Форма одежды у мужчин в этот день парадная. Традиционная купья с неизменными одикатти и пичекатти. Головной платок или тюрбан. Весь арсенал доставляется в центральный зал, где мужская часть окки принимает участие в его чистке, полировке и, если надо, в починке. Божество в день праздника должно быть чистым — это ясно всем. После того как оружие приведено в порядок, его помещают вновь в канникомбре перед зажженной священной лампой. Затем кладут цветы и мажут оружие молитвенной пастой. Глава семьи читает молитву. В этой молитве он вспоминает о предках, кому когда-то принадлежали эти мечи, сабли и кинжалы. Он восхваляет крепость руки этих предков и просит у них того же для потомков. Это общий ритуал и общая молитва для всего оружия без всякого различия. Более частный момент наступает после легкого пира с вином и жареной свининой. В этом частном моменте явное предпочтение отдается огнестрельному оружию. Мужчины выстраиваются перед этим оружием, как солдаты перед арсеналом. Каждая винтовка, каждое ружье имеют здесь своего хозяина. Казалось бы, чего проще — бери свое ружье и уходи по своим воинственным делам. Но ритуал есть ритуал. И он должен соблюдаться. Право первым взять свое ружье имеет только старший мужчина. И это опять-таки не просто. Ружье он должен получить из рук главы семьи, взять его обеими руками и выслушать речь следующего содержания. Речь, кстати, относится ко всем мужчинам. «Если ты,— говорит глава, — встретишь тигра или кабана, сойди с их пути. Без нужды не наживай врага. Но если встретишь врага лицом к лицу, не сходи с его пути.

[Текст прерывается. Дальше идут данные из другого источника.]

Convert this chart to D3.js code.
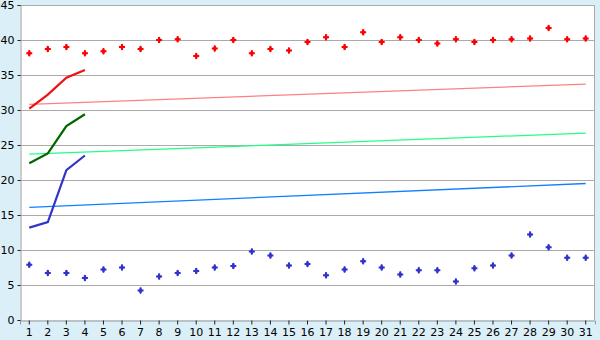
<!DOCTYPE html>
<html>
<head>
<meta charset="utf-8">
<script src="https://cdn.jsdelivr.net/npm/d3@7"></script>
<style>
  body { margin: 0; background: #daeff7; }
  text { font-family: "DejaVu Sans", Verdana, sans-serif; font-size: 11px; fill: #000; }
</style>
</head>
<body>
<script>
var svg_width  = 600;
var svg_height = 340;

// data
var days = d3.range(1, 32);
var highPoints = [38.1, 38.7, 39.0, 38.1, 38.4, 39.0, 38.7, 40.0, 40.1, 37.7,
                  38.8, 40.0, 38.1, 38.7, 38.5, 39.7, 40.4, 39.0, 41.1, 39.7,
                  40.4, 40.0, 39.5, 40.1, 39.7, 40.0, 40.1, 40.2, 41.7, 40.1, 40.2];
var lowPoints  = [7.9, 6.7, 6.7, 6.0, 7.2, 7.5, 4.2, 6.2, 6.7, 7.0,
                  7.5, 7.7, 9.8, 9.2, 7.8, 8.0, 6.4, 7.2, 8.4, 7.5,
                  6.5, 7.1, 7.1, 5.5, 7.4, 7.8, 9.2, 12.2, 10.4, 8.9, 8.9];
var redLine   = [30.2, 32.2, 34.6, 35.7];
var greenLine = [22.4, 23.8, 27.7, 29.4];
var blueLine  = [13.2, 14.0, 21.4, 23.5];
// trend lines: value at day 1 and day 31
var trendRed   = [30.8, 33.7];
var trendGreen = [23.7, 26.7];
var trendBlue  = [16.1, 19.5];
var yTicks = d3.range(0, 50, 5);

var margin = {left: 20, top: 5, right: 5, bottom: 20};
var w = svg_width - margin.left - margin.right;
var h = svg_height - margin.top - margin.bottom;

var svg = d3.select('body').append('svg')
            .attr('width', svg_width)
            .attr('height', svg_height);

var g = svg.append('g').attr('transform', 'translate(' + margin.left + ',' + margin.top + ')');

var x = d3.scaleBand().domain(days).range([0, w]);
var xc = d => x(d) + x.bandwidth() / 2;
var y = d3.scaleLinear().domain([0, 45]).range([h, 0]);

g.append('rect').attr('width', w).attr('height', h).attr('fill', '#fff');

// grid (top one doubles as the frame)
g.append('g').selectAll('line')
  .data(yTicks.filter(t => t > 0))
  .enter().append('line')
  .attr('x1', 0).attr('x2', w)
  .attr('y1', d => Math.round(y(d)) + 0.5).attr('y2', d => Math.round(y(d)) + 0.5)
  .attr('stroke', '#aaa').attr('stroke-width', 1);

g.append('line').attr('x1', w - 0.5).attr('x2', w - 0.5).attr('y1', 0).attr('y2', h)
  .attr('stroke', '#aaa');

// axes
var yAxis = g.append('g').attr('transform', 'translate(0.5,0)')
  .call(d3.axisLeft(y).tickValues(yTicks).tickSize(3).tickPadding(3));
var xAxis = g.append('g').attr('transform', 'translate(0,' + (h + 0.5) + ')')
  .call(d3.axisBottom(x).tickSize(4).tickPadding(4));
[xAxis, yAxis].forEach(function(a) {
  a.selectAll('path').attr('stroke', '#999');
  a.selectAll('line').attr('stroke', '#222');
  a.selectAll('text').style('font-size', '11px').style('font-family', '"DejaVu Sans", Verdana, sans-serif');
});

// trend lines
var trends = [[trendRed, '#ff8080'], [trendGreen, '#22ff88'], [trendBlue, '#1080ff']];
trends.forEach(function(t) {
  g.append('line')
    .attr('x1', xc(days[0])).attr('x2', xc(days[days.length - 1]))
    .attr('y1', y(t[0][0])).attr('y2', y(t[0][1]))
    .attr('stroke', t[1]).attr('stroke-width', 1.3);
});

// short lines
var line = d3.line().x((d, i) => xc(days[i])).y(d => y(d));
[[redLine, '#ee1111'], [greenLine, '#006600'], [blueLine, '#3333cc']].forEach(function(s) {
  g.append('path').datum(s[0])
    .attr('d', line)
    .attr('fill', 'none')
    .attr('stroke', s[1]).attr('stroke-width', 2.2);
});

// markers: small plus over a diamond
var cross = d3.symbol().type(d3.symbolCross).size(20);
var diamond = d3.symbol().type(d3.symbolDiamond).size(14);
[[highPoints, '#ff0000'], [lowPoints, '#3333cc']].forEach(function(s) {
  var m = g.append('g').selectAll('g')
    .data(s[0])
    .enter().append('g')
    .attr('transform', (d, i) => 'translate(' + xc(days[i]) + ',' + y(d) + ')')
    .attr('fill', s[1]);
  m.append('path').attr('d', cross);
  m.append('path').attr('d', diamond);
});
</script>
</body>
</html>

Помогай друзьям. Не вызывай недовольства раджи и не забывай бога». Речь эта традиционна и является своеобразным кодексом рыцарской чести. Раджи в Курге давно нет, но его все равно упоминают, иначе речь будет неполной.
После того как старший мужчина получил свое; ружье, остальные члены семьи могут взять свои.
С ружьями курги, вновь ставшие воинами, направляются за деревню в специальное место. Там начинаются мужские соревнования. Стрельба в цель, бег, прыжки, поднятие тяжести. Праздник завершается коллективной охотой. Здесь тоже свои правила. Тому, кто убил животное, достается его голова и нога. Остальное делится поровну между охотниками.
Праздник оружия знаменует начало охотничьего сезона. Но выстрелы в Курге гремят круглый год. Они очень разные, эти выстрелы. Одни несут счастье, другие — горе. Одни извещают о новой жизни, другие — о смерти.